Among the records below, find each line that includes the string "matplotlib" and copy it.

══ MATERIAL FOR THIS EXERCISE ══

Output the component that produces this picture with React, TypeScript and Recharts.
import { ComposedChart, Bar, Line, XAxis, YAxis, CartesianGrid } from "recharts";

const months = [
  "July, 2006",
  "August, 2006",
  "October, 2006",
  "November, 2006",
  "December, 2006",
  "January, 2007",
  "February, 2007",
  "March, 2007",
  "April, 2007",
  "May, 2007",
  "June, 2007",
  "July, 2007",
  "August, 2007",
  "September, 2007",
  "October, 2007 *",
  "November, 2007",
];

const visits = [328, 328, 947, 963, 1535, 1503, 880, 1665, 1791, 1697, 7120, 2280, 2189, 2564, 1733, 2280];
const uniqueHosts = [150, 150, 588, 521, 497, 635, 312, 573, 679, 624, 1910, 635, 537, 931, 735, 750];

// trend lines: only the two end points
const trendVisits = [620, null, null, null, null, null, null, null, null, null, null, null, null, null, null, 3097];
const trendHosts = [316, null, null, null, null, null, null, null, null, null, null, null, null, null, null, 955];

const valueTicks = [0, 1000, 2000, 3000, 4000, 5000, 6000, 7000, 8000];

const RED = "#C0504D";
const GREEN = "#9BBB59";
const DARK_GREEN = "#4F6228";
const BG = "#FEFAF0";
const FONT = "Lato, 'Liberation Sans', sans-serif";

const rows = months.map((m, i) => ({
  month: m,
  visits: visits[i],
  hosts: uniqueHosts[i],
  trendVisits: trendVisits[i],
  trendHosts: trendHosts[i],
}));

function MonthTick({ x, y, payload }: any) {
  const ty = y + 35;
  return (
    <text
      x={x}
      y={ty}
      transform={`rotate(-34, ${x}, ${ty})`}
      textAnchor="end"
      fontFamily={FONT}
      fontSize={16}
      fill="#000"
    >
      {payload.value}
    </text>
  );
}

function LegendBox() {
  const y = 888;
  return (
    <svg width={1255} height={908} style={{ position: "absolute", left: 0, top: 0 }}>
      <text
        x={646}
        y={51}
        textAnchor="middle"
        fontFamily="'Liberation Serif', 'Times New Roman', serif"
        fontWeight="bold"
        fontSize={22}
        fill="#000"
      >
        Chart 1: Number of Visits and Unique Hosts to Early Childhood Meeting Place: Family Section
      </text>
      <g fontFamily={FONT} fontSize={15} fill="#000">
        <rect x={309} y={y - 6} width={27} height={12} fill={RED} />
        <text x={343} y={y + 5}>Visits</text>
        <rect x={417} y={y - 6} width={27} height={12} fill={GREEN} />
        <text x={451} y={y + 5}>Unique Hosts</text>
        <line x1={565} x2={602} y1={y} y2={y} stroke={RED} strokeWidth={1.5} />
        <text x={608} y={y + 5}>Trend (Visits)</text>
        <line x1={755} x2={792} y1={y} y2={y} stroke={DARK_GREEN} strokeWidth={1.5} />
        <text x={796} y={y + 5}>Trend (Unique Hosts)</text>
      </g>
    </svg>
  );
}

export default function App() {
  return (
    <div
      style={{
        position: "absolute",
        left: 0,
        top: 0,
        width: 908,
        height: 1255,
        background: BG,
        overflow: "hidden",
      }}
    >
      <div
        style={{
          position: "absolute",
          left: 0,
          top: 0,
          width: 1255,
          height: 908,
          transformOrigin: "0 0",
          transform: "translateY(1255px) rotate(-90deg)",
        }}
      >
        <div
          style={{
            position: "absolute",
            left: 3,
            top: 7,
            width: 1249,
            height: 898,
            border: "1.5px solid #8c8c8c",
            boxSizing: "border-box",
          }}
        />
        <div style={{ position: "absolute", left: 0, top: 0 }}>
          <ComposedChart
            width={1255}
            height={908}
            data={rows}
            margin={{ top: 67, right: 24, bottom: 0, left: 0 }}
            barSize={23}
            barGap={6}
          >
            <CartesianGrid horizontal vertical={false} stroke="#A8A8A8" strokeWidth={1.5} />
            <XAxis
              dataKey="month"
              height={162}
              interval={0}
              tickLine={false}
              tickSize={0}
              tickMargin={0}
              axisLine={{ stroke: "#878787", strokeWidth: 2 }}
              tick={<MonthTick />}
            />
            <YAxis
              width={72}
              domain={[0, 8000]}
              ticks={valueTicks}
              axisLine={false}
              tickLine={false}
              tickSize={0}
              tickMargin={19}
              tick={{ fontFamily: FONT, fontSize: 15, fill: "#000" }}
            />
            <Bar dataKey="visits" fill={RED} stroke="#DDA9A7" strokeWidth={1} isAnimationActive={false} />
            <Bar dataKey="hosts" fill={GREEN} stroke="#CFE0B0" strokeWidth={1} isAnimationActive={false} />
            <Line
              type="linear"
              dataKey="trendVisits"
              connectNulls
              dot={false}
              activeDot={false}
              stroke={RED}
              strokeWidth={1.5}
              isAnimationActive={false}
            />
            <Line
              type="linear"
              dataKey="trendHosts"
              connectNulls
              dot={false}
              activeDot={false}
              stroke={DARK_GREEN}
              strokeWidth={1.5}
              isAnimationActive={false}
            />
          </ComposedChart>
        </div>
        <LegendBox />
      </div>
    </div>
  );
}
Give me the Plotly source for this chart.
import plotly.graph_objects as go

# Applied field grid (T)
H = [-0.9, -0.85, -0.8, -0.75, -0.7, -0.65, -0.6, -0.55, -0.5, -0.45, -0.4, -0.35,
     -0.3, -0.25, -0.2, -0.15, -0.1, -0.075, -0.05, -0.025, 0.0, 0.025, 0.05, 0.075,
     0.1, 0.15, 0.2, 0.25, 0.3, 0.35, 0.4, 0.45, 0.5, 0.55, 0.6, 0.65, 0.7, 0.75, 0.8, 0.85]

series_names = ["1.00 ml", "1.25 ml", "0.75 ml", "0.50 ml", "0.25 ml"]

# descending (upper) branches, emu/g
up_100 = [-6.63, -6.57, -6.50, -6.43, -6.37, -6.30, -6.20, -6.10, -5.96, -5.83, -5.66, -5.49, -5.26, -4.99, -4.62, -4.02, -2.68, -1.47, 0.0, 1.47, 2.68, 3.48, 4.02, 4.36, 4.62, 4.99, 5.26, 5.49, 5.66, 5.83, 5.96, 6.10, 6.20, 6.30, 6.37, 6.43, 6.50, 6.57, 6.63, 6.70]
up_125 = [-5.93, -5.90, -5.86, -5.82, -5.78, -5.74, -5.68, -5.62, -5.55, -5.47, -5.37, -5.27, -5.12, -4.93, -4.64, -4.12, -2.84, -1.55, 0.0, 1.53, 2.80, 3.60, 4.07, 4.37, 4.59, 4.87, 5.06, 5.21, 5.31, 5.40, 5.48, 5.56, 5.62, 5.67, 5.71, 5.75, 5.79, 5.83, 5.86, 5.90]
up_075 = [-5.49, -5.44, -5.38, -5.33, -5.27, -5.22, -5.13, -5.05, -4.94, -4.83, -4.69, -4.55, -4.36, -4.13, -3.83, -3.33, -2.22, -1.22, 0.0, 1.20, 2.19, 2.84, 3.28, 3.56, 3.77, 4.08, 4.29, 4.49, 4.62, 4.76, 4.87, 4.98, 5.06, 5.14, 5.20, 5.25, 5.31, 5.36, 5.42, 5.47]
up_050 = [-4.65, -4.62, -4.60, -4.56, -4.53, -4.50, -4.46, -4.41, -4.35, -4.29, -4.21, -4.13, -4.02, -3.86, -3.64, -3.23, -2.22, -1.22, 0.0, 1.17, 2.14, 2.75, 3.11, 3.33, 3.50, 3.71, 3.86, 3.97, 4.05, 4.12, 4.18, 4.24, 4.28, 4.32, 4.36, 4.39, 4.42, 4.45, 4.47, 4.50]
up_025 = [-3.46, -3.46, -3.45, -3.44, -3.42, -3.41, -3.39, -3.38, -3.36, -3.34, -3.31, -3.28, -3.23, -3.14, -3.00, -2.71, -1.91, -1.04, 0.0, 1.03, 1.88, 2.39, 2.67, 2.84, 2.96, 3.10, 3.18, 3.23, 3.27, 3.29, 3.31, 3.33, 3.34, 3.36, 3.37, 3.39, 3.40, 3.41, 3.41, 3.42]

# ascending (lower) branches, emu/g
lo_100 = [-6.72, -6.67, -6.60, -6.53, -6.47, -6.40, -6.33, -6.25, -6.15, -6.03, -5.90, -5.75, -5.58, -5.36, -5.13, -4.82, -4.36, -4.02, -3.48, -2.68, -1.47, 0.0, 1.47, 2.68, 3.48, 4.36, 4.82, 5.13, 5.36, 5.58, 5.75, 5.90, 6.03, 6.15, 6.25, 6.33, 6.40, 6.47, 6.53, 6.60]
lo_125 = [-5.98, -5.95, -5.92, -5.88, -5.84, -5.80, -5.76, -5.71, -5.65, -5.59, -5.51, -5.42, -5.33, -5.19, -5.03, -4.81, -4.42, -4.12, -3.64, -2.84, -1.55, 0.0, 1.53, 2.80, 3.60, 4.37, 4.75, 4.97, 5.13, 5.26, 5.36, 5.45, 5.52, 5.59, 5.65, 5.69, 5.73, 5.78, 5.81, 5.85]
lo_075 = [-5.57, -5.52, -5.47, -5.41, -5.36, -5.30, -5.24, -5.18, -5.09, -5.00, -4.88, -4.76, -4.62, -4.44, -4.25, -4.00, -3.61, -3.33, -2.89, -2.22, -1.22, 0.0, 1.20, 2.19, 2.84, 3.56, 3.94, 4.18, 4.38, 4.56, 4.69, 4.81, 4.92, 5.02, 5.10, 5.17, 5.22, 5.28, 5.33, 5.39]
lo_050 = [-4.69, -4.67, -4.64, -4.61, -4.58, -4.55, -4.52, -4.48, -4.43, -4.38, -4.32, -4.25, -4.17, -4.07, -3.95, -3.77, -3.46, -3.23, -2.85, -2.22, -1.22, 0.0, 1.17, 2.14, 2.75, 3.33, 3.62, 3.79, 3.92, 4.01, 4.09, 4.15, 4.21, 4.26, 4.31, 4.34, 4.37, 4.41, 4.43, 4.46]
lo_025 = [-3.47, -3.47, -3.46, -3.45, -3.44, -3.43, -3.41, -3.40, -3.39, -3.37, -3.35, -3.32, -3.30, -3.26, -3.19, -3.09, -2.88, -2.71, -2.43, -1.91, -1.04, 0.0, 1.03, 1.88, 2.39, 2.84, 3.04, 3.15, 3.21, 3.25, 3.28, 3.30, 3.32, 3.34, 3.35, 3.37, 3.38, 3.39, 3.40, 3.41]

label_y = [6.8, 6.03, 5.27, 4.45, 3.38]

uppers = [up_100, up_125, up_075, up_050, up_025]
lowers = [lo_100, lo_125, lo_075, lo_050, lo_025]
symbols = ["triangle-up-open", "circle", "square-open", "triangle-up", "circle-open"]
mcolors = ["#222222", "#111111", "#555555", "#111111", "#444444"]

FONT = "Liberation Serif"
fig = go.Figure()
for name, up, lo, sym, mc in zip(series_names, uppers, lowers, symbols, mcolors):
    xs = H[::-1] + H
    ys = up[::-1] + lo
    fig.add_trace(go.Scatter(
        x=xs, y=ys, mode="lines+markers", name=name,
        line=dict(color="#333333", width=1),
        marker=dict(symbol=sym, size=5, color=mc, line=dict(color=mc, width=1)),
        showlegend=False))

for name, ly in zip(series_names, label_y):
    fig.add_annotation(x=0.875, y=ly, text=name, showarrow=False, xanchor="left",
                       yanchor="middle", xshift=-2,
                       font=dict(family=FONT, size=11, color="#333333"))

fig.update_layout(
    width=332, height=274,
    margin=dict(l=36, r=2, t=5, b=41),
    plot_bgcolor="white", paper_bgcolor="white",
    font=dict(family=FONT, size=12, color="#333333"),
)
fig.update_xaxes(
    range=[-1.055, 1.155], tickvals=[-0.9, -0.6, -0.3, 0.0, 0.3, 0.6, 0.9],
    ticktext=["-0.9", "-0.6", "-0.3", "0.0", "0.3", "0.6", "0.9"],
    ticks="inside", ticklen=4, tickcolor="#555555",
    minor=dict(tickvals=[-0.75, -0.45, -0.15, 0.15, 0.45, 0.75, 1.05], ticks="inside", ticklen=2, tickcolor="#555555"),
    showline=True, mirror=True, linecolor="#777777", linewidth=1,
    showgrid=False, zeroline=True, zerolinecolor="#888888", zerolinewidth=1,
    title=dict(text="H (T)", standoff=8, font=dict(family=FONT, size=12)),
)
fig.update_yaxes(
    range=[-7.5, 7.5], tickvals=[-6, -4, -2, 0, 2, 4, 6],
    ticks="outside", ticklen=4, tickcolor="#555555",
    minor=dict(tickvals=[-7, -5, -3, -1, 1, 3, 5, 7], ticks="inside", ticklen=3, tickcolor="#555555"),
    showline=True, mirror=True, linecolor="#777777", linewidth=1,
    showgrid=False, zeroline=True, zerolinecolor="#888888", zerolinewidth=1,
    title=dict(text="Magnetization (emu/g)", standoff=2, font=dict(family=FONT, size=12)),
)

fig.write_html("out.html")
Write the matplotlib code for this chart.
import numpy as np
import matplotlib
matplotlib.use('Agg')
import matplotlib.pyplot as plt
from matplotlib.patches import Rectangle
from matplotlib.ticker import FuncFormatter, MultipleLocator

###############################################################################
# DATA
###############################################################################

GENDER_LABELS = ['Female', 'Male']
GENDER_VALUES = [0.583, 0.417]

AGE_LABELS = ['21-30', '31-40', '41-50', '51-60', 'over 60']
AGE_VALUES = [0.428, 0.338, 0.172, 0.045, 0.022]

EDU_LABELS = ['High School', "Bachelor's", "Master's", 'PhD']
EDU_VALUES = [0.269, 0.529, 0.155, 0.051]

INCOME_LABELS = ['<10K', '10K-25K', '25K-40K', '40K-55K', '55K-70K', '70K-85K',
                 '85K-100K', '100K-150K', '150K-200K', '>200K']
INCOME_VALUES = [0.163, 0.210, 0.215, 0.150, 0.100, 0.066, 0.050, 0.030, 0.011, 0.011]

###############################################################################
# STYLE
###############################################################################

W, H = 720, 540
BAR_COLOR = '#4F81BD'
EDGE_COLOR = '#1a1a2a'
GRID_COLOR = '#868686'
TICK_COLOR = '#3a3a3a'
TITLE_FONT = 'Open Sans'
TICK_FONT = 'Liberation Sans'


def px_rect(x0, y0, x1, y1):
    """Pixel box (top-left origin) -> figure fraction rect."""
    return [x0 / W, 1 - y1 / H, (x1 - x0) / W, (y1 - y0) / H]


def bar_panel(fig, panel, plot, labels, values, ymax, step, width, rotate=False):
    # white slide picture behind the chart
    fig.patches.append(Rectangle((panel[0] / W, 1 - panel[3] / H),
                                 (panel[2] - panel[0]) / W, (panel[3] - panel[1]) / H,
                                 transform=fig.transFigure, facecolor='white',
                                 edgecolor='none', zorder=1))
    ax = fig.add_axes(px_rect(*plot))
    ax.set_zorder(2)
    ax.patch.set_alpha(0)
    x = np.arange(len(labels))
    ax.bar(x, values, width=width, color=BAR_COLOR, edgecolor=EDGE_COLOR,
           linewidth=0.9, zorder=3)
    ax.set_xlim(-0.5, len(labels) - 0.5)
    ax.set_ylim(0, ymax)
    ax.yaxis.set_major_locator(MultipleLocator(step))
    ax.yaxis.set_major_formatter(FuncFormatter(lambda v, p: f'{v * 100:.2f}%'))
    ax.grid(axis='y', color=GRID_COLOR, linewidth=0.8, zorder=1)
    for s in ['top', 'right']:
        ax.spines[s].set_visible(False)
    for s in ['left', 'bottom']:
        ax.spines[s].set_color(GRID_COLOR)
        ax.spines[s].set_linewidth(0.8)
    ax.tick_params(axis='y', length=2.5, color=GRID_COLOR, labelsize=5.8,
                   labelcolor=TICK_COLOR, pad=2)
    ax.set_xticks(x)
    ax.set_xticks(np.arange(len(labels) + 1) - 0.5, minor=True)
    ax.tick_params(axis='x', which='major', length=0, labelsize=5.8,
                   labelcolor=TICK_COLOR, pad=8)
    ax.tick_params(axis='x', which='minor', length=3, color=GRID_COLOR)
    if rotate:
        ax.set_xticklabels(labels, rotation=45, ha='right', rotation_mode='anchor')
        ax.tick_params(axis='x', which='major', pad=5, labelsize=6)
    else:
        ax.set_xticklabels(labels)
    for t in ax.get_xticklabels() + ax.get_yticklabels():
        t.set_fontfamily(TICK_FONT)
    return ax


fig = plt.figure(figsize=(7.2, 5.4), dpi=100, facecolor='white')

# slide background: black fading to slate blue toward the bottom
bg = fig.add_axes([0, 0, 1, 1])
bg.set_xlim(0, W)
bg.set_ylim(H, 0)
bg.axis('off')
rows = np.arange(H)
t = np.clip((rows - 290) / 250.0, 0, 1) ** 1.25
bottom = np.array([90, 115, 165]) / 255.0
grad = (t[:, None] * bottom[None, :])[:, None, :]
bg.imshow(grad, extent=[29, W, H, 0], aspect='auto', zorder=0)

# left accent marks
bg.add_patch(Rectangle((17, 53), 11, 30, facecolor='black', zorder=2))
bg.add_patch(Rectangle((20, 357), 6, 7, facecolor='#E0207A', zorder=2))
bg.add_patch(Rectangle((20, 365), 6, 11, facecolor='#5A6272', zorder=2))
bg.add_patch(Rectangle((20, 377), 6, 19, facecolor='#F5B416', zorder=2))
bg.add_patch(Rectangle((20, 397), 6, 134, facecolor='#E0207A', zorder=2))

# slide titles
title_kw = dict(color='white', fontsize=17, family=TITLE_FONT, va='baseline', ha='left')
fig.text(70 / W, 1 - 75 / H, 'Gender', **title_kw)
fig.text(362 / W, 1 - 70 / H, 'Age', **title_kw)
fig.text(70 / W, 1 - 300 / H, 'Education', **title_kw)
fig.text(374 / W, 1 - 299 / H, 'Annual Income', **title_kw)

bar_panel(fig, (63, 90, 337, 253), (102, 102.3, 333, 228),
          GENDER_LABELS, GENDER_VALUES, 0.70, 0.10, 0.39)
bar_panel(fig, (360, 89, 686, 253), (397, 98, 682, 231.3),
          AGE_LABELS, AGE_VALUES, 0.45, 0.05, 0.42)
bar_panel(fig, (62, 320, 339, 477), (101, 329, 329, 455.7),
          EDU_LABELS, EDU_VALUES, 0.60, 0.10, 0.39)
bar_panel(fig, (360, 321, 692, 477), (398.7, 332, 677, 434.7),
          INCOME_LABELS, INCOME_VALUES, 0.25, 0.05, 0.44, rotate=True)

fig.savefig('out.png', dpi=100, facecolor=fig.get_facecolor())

═══

# FINAL RESULT
Write the matplotlib code for this chart.
import matplotlib
matplotlib.use('Agg')
import matplotlib.pyplot as plt
from matplotlib.patches import Rectangle
from matplotlib.ticker import FuncFormatter, MultipleLocator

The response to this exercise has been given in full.